America’s refining and petrochemical community employs and supports over three million people, hiring individuals from all education levels to fill a wide range of positions (such as welders, electricians, chemists, and engineers). The industry is experiencing a strong need for new technically-skilled employees as a result of the increased domestic production of shale oil and natural gas. Demand for skilled workers will only grow in the coming decade as a generation of workers retires.

On May 17, the House Committee on Education & the Workforce unanimously approved the “Strengthening Career and Technical Education Act for the 21st Century Act” (H.R. 2353). Prior to the markup, AFPM voiced its support for reauthorization of the Perkins Act—alongside 36 other trade associations and individual companies—in a letter the Jobs and Careers Coalition sent to Capitol Hill last week.

H.R. 2353 would reauthorize and improve the Carl D. Perkins Career and Technical Education Act of 2006. To align career education with in-demand jobs, the Act facilitates deeper collaboration between educational institutions, businesses, and industry.
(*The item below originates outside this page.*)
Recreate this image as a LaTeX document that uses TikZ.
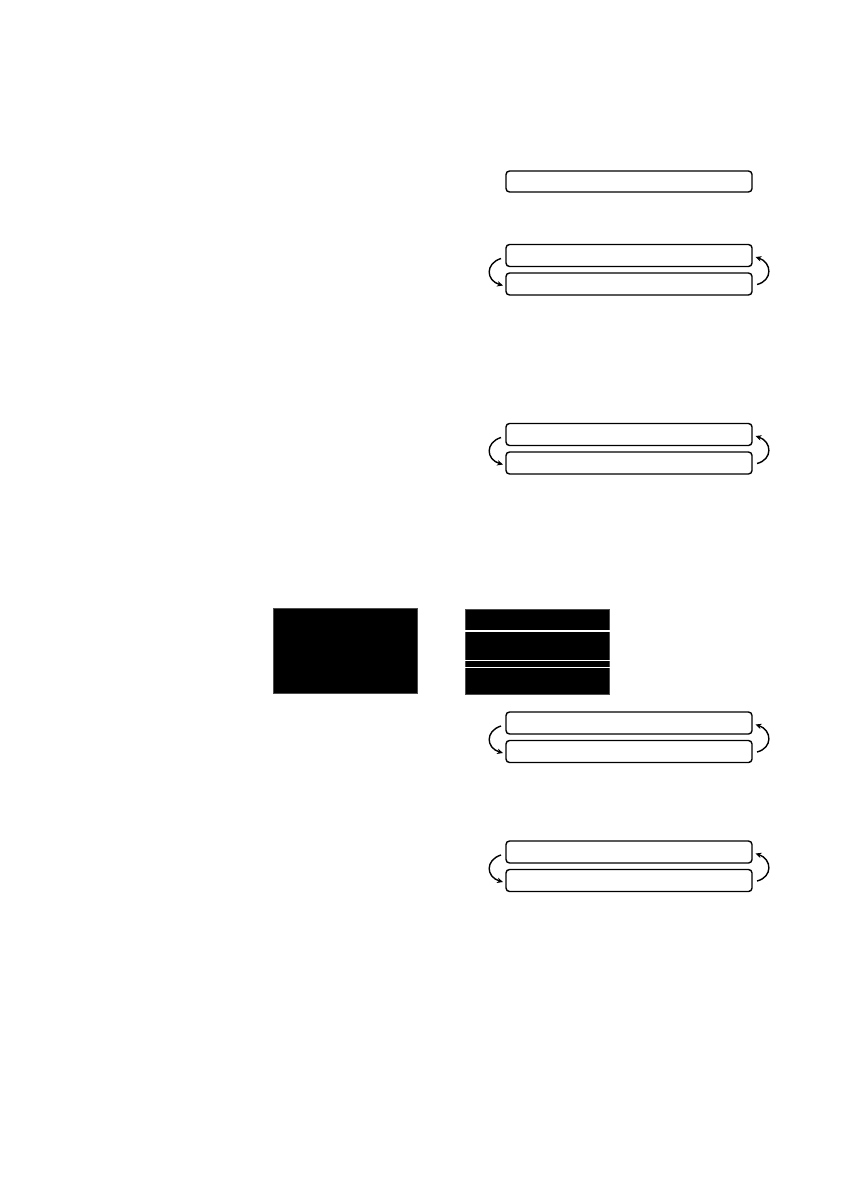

Importantly, the bill streamlines secondary and postsecondary performance measures used to evaluate CTE programs in order to ensure that taxpayer dollars are being used appropriately to improve said programs and that students are prepared to either continue their education or enter the workforce. H.R. 2353 will also enable CTE programs to meet the needs of states, regions, and local labor markets. It is anticipated that the House will vote on this measure in June.

The Senate Committee on Health, Education, Labor, and Pensions has yet to introduce their Perkins reauthorization legislation, as policy development is still ongoing. It is likely the upper chamber will begin to move their bill forward later this summer.

Reauthorization of the Perkins Act will not only help ensure that our nation’s students are equipped with the skills needed to enter the workforce, but will specifically foster career growth in the refining and petrochemical sectors. Workforce development is an issue that impacts all companies in our industries, either directly or indirectly. We must continue to shine the spotlight on improving CTE and take immediate action to strengthen workforce development programs for today, tomorrow, and the future.